**WHAT IS ASKED:**
Leaving out all pictures, copy exactly the lines from the one containing "Recreate this image" down to the one containing "plt.rcParams['font.family'] = ['Liberation", both of them included.

BEGIN

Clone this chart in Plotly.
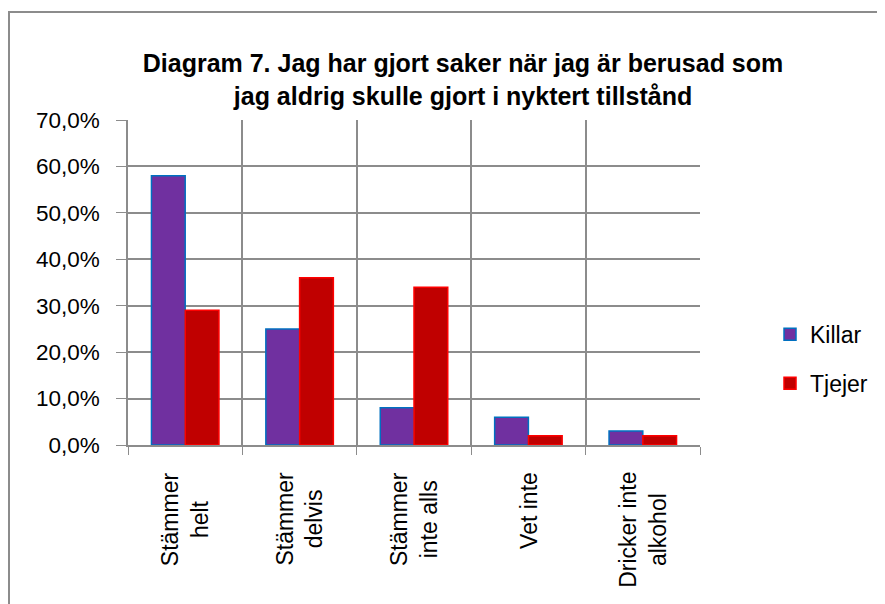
import plotly.graph_objects as go

categories = ["Stämmer helt", "Stämmer delvis", "Stämmer inte alls", "Vet inte", "Dricker inte alkohol"]
category_labels = ["Stämmer<br>helt", "Stämmer<br>delvis", "Stämmer<br>inte alls", "Vet inte", "Dricker inte<br>alkohol"]
killar = [0.58, 0.25, 0.08, 0.06, 0.03]
tjejer = [0.29, 0.36, 0.34, 0.02, 0.02]
tick_vals = [0, 0.1, 0.2, 0.3, 0.4, 0.5, 0.6, 0.7]
tick_text = ["0,0%", "10,0%", "20,0%", "30,0%", "40,0%", "50,0%", "60,0%", "70,0%"]

FONT = "Liberation Sans"
grid = "#8C8C8C"

fig = go.Figure()
fig.add_trace(go.Bar(name="Killar", x=categories, y=killar, legendgroup="k",
                     marker=dict(color="#7030A0", line=dict(color="#0070C0", width=1.5))))
fig.add_trace(go.Bar(name="Tjejer", x=categories, y=tjejer, legendgroup="t",
                     marker=dict(color="#C00000", line=dict(color="#FF0000", width=1.5))))

fig.update_layout(
    width=885, height=604,
    margin=dict(l=120, r=193, t=112, b=167, autoexpand=False),
    paper_bgcolor="white", plot_bgcolor="white",
    barmode="group", bargap=0.41, bargroupgap=0,
    font=dict(family=FONT, size=18, color="black"),
    title=dict(text="<b>Diagram 7. Jag har gjort saker när jag är berusad som<br>jag aldrig skulle gjort i nyktert tillstånd</b>",
               x=455/885, xanchor="center", y=1-64/604, yanchor="middle",
               font=dict(family=FONT, size=25, color="black")),
    legend=dict(x=1.1224, y=0.265, xanchor="left", yanchor="middle",
                font=dict(size=23), tracegroupgap=16, bgcolor="rgba(0,0,0,0)"),
    showlegend=True,
)
fig.update_xaxes(type="category", tickson="boundaries", showgrid=True, gridcolor=grid, gridwidth=1.5,
                 showline=True, linecolor=grid, linewidth=1.5, ticks="outside", ticklen=8, tickcolor=grid,
                 showticklabels=False)
fig.update_yaxes(range=[0, 0.7], tickvals=tick_vals, ticktext=tick_text, showgrid=True, gridcolor=grid,
                 gridwidth=1.5, showline=True, linecolor=grid, linewidth=1.5, ticks="outside", ticklen=10,
                 tickcolor=grid, tickfont=dict(size=22.5, family=FONT), zeroline=False,
                 ticklabelstandoff=12)

for cat, lab in zip(categories, category_labels):
    fig.add_annotation(x=cat, xref="x", y=-25/325, yref="paper", text=lab, textangle=-90,
                       showarrow=False, xanchor="center", yanchor="top", align="center",
                       font=dict(size=23, family=FONT, color="black"))

# outer chart border
fig.add_shape(type="rect", xref="paper", yref="paper",
              x0=(1-120)/572, x1=1.45, y0=-0.6, y1=(437-4)/325,
              line=dict(color="#8C8C8C", width=2), fillcolor="rgba(0,0,0,0)", layer="below")

fig.write_html("out.html")
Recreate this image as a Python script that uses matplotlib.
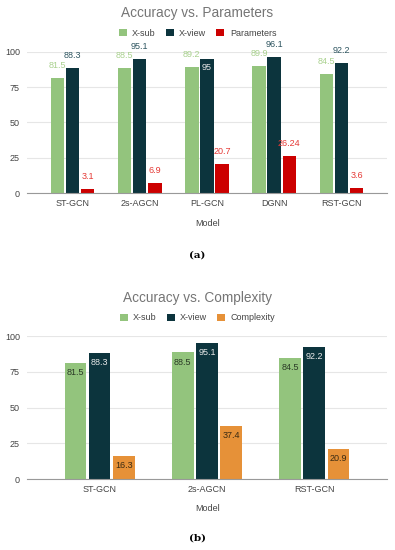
import matplotlib.pyplot as plt
import numpy as np

plt.rcParams['font.family'] = ['Liberation Sans', 'DejaVu Sans']

# chart (a)
models_a = ['ST-GCN', '2s-AGCN', 'PL-GCN', 'DGNN', 'RST-GCN']
xsub_a = [81.5, 88.5, 89.2, 89.9, 84.5]
xview_a = [88.3, 95.1, 95, 96.1, 92.2]
params_a = [3.1, 6.9, 20.7, 26.24, 3.6]
param_labels = ['3.1', '6.9', '20.7', '26.24', '3.6']

# chart (b)
models_b = ['ST-GCN', '2s-AGCN', 'RST-GCN']
xsub_b = [81.5, 88.5, 84.5]
xview_b = [88.3, 95.1, 92.2]
complexity_b = [16.3, 37.4, 20.9]

GREEN = '#93c47d'
DARK = '#0c343d'
RED = '#cc0000'
ORANGE = '#e69138'
TITLE_C = '#757575'
TICK_C = '#444444'

fig = plt.figure(figsize=(3.95, 5.5), dpi=100)


def style_axes(ax, n):
    ax.set_ylim(0, 100)
    ax.set_yticks([0, 25, 50, 75, 100])
    ax.set_xlim(-0.68, n - 1 + 0.68)
    ax.grid(axis='y', color='#e6e6e6', linewidth=0.8)
    ax.set_axisbelow(True)
    for s in ['top', 'right', 'left']:
        ax.spines[s].set_visible(False)
    ax.spines['bottom'].set_color('#999999')
    ax.tick_params(axis='both', length=0, labelsize=6.5, colors=TICK_C, pad=4)
    ax.tick_params(axis='y', pad=5)


def legend_row(handles, labels, y):
    fig.legend(handles, labels, loc='center', bbox_to_anchor=(0.5, y), ncol=3,
               frameon=False, fontsize=6.5, handlelength=0.9, handleheight=0.9,
               columnspacing=1.1, handletextpad=0.6, labelcolor=TICK_C)


# ---------- (a) ----------
ax1 = fig.add_axes([0.068, 0.649, 0.912, 0.257])
x = np.arange(len(models_a))
w = 0.2
gap = 0.025
b1 = ax1.bar(x - w - gap, xsub_a, w, color=GREEN, label='X-sub')
b2 = ax1.bar(x, xview_a, w, color=DARK, label='X-view')
b3 = ax1.bar(x + w + gap, params_a, w, color=RED, label='Parameters')
style_axes(ax1, len(models_a))
ax1.set_xticks(x)
ax1.set_xticklabels(models_a)

for r, v in zip(b1, xsub_a):
    ax1.annotate(str(v), (r.get_x() + r.get_width() / 2, v), xytext=(0, 9),
                 textcoords='offset points', ha='center', va='center',
                 fontsize=6.5, color='#a9d18e')
for r, v in zip(b2, xview_a):
    if v == 95:
        ax1.annotate(str(v), (r.get_x() + r.get_width() / 2, v), xytext=(0, -6),
                     textcoords='offset points', ha='center', va='center',
                     fontsize=6.5, color='#e8e8e8')
    else:
        ax1.annotate(str(v), (r.get_x() + r.get_width() / 2, v), xytext=(0, 9),
                     textcoords='offset points', ha='center', va='center',
                     fontsize=6.5, color='#2e5560')
for r, v, t in zip(b3, params_a, param_labels):
    ax1.annotate(t, (r.get_x() + r.get_width() / 2, v), xytext=(0, 9),
                 textcoords='offset points', ha='center', va='center',
                 fontsize=6.5, color='#e53935')

fig.text(0.5, 0.976, 'Accuracy vs. Parameters', ha='center', va='center',
         fontsize=9.8, color=TITLE_C)
legend_row([b1, b2, b3], ['X-sub', 'X-view', 'Parameters'], 0.94)
fig.text(0.525, 0.593, 'Model', ha='center', va='center', fontsize=6.5, color=TICK_C)
fig.text(0.5, 0.536, '(a)', ha='center', va='center', fontsize=7.5,
         fontweight='bold', family='DejaVu Serif')

# ---------- (b) ----------
ax2 = fig.add_axes([0.068, 0.129, 0.912, 0.26])
x = np.arange(len(models_b))
c1 = ax2.bar(x - w - gap, xsub_b, w, color=GREEN, label='X-sub')
c2 = ax2.bar(x, xview_b, w, color=DARK, label='X-view')
c3 = ax2.bar(x + w + gap, complexity_b, w, color=ORANGE, label='Complexity')
style_axes(ax2, len(models_b))
ax2.set_xticks(x)
ax2.set_xticklabels(models_b)

for bars, vals, col in [(c1, xsub_b, '#2b3a26'), (c2, xview_b, '#e8e8e8'),
                        (c3, complexity_b, '#3a2a12')]:
    for r, v in zip(bars, vals):
        ax2.annotate(str(v), (r.get_x() + r.get_width() / 2, v), xytext=(0, -7),
                     textcoords='offset points', ha='center', va='center',
                     fontsize=6.5, color=col)

fig.text(0.5, 0.458, 'Accuracy vs. Complexity', ha='center', va='center',
         fontsize=9.8, color=TITLE_C)
legend_row([c1, c2, c3], ['X-sub', 'X-view', 'Complexity'], 0.422)
fig.text(0.525, 0.076, 'Model', ha='center', va='center', fontsize=6.5, color=TICK_C)
fig.text(0.5, 0.022, '(b)', ha='center', va='center', fontsize=7.5,
         fontweight='bold', family='DejaVu Serif')

plt.savefig('out.png', dpi=100)
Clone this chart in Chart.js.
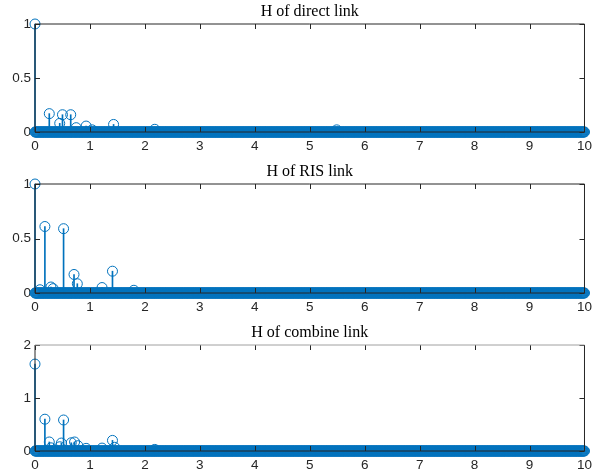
<!DOCTYPE html>
<html>
<head>
<meta charset="utf-8">
<script src="https://cdn.jsdelivr.net/npm/chart.js@4.4.1/dist/chart.umd.min.js"></script>
<style>
  html, body { margin: 0; padding: 0; background: #fff; }
  body { width: 598px; height: 475px; position: relative; overflow: hidden; }
  canvas { position: absolute; left: 0; }
</style>
</head>
<body>
<canvas id="direct"></canvas>
<canvas id="ris"></canvas>
<canvas id="combined"></canvas>
<script>
// tap delays (x) and gains (y)
const directTimes = [0, 0.26, 0.45, 0.50, 0.65, 0.75, 0.93, 1.04, 1.43, 2.18, 5.49];
const directGains = [1.0, 0.17, 0.08, 0.16, 0.16, 0.04, 0.055, 0.02, 0.07, 0.025, 0.02];

const risTimes = [0, 0.09, 0.18, 0.29, 0.33, 0.52, 0.71, 0.77, 1.22, 1.41, 1.80];
const risGains = [1.0, 0.03, 0.61, 0.055, 0.04, 0.59, 0.17, 0.085, 0.05, 0.20, 0.025];

const combinedTimes = [0, 0.18, 0.26, 0.29, 0.45, 0.48, 0.52, 0.66, 0.72, 0.78, 0.93, 1.22, 1.41, 1.45, 2.18];
const combinedGains = [1.64, 0.60, 0.17, 0.06, 0.08, 0.15, 0.585, 0.155, 0.17, 0.10, 0.05, 0.055, 0.20, 0.07, 0.03];

// every other sample on the 0..10 grid sits at zero
const sampleStep = 0.01;
const sampleEnd = 10;

const xTicks = [0, 1, 2, 3, 4, 5, 6, 7, 8, 9, 10];
const yTicksUnit = [0, 0.5, 1];
const yTicksCombined = [0, 1, 2];

const titles = ['H of direct link', 'H of RIS link', 'H of combine link'];

const blue = '#0072BD';
const axisColor = '#262626';

let floorPoints = [];
for (let i = 0; i <= Math.round(sampleEnd / sampleStep); i++) {
    floorPoints.push({ x: +(i * sampleStep).toFixed(2), y: 0 });
}

// box + inward ticks like matlab, drawn on top of the data
const boxPlugin = {
    id: 'box',
    afterDatasetsDraw(chart, args, opts) {
        const ctx = chart.ctx;
        const a = chart.chartArea;
        const xs = chart.scales.x;
        const ys = chart.scales.y;
        ctx.save();
        ctx.lineWidth = 1;
        ctx.strokeStyle = axisColor;
        ctx.beginPath();
        ctx.moveTo(a.left, a.bottom);
        ctx.lineTo(a.right, a.bottom);
        ctx.lineTo(a.right, a.top);
        ctx.moveTo(a.left, a.top);
        ctx.lineTo(a.left, a.bottom);
        xs.ticks.forEach(t => {
            const px = Math.round(xs.getPixelForValue(t.value)) + 0.5;
            ctx.moveTo(px, a.bottom);
            ctx.lineTo(px, a.bottom - 5);
            ctx.moveTo(px, a.top);
            ctx.lineTo(px, a.top + 5);
        });
        ys.ticks.forEach(t => {
            const py = Math.round(ys.getPixelForValue(t.value)) + 0.5;
            ctx.moveTo(a.left, py);
            ctx.lineTo(a.left + 5, py);
            ctx.moveTo(a.right, py);
            ctx.lineTo(a.right - 5, py);
        });
        ctx.stroke();
        ctx.strokeStyle = opts.topColor || axisColor;
        ctx.beginPath();
        ctx.moveTo(a.left, a.top);
        ctx.lineTo(a.right, a.top);
        ctx.stroke();
        ctx.fillStyle = '#000';
        ctx.font = "16px 'Liberation Serif'";
        ctx.textAlign = 'center';
        ctx.textBaseline = 'middle';
        ctx.fillText(opts.text, (a.left + a.right) / 2, a.top - 12);
        ctx.restore();
    }
};

function makePanel(id, top, bottom, times, gains, yMax, yTicks, title, topColor) {
    const canvas = document.getElementById(id);
    const canvasTop = top - 24;
    canvas.style.top = canvasTop + 'px';
    canvas.width = 598;
    canvas.height = bottom - canvasTop + 22;

    const taps = times.map((t, i) => ({ x: t, y: gains[i] }));

    new Chart(canvas.getContext('2d'), {
        type: 'scatter',
        data: {
            datasets: [
                {
                    data: floorPoints,
                    pointRadius: 5,
                    pointBorderWidth: 1,
                    pointBorderColor: blue,
                    pointBackgroundColor: 'rgba(0,0,0,0)',
                    clip: false
                },
                {
                    data: taps,
                    pointRadius: 5,
                    pointBorderWidth: 1,
                    pointBorderColor: blue,
                    pointBackgroundColor: 'rgba(0,0,0,0)',
                    clip: false
                },
                {
                    type: 'bar',
                    data: taps,
                    backgroundColor: blue,
                    barThickness: 1,
                    clip: false
                }
            ]
        },
        options: {
            responsive: false,
            animation: false,
            devicePixelRatio: 1,
            events: [],
            layout: { padding: { top: 24, right: 9, left: 0, bottom: 0 } },
            plugins: {
                legend: { display: false },
                tooltip: { enabled: false },
                title: { display: false },
                box: { text: title, topColor: topColor }
            },
            scales: {
                x: {
                    type: 'linear',
                    min: 0,
                    max: 10,
                    offset: false,
                    grid: { display: false, drawTicks: false },
                    border: { display: false },
                    afterBuildTicks: s => { s.ticks = xTicks.map(v => ({ value: v })); },
                    afterFit: s => { s.height = 22; },
                    ticks: {
                        padding: 6,
                        maxRotation: 0,
                        color: axisColor,
                        font: { family: 'Liberation Sans', size: 13.5 },
                        callback: v => String(v)
                    }
                },
                y: {
                    type: 'linear',
                    min: 0,
                    max: yMax,
                    grid: { display: false, drawTicks: false },
                    border: { display: false },
                    afterBuildTicks: s => { s.ticks = yTicks.map(v => ({ value: v })); },
                    afterFit: s => { s.width = 35; },
                    ticks: {
                        padding: 4,
                        color: axisColor,
                        font: { family: 'Liberation Sans', size: 13.5 },
                        callback: v => String(v)
                    }
                }
            }
        },
        plugins: [boxPlugin]
    });
}

makePanel('direct', 24, 132, directTimes, directGains, 1, yTicksUnit, titles[0]);
makePanel('ris', 184, 293, risTimes, risGains, 1, yTicksUnit, titles[1]);
makePanel('combined', 345, 451, combinedTimes, combinedGains, 2, yTicksCombined, titles[2], '#a0a0a0');
</script>
</body>
</html>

END

**RESPONSE BELOW:**
Recreate this image as a Python script that uses matplotlib.
import matplotlib.pyplot as plt
import numpy as np

plt.rcParams['font.family'] = ['Liberation Sans', 'DejaVu Sans']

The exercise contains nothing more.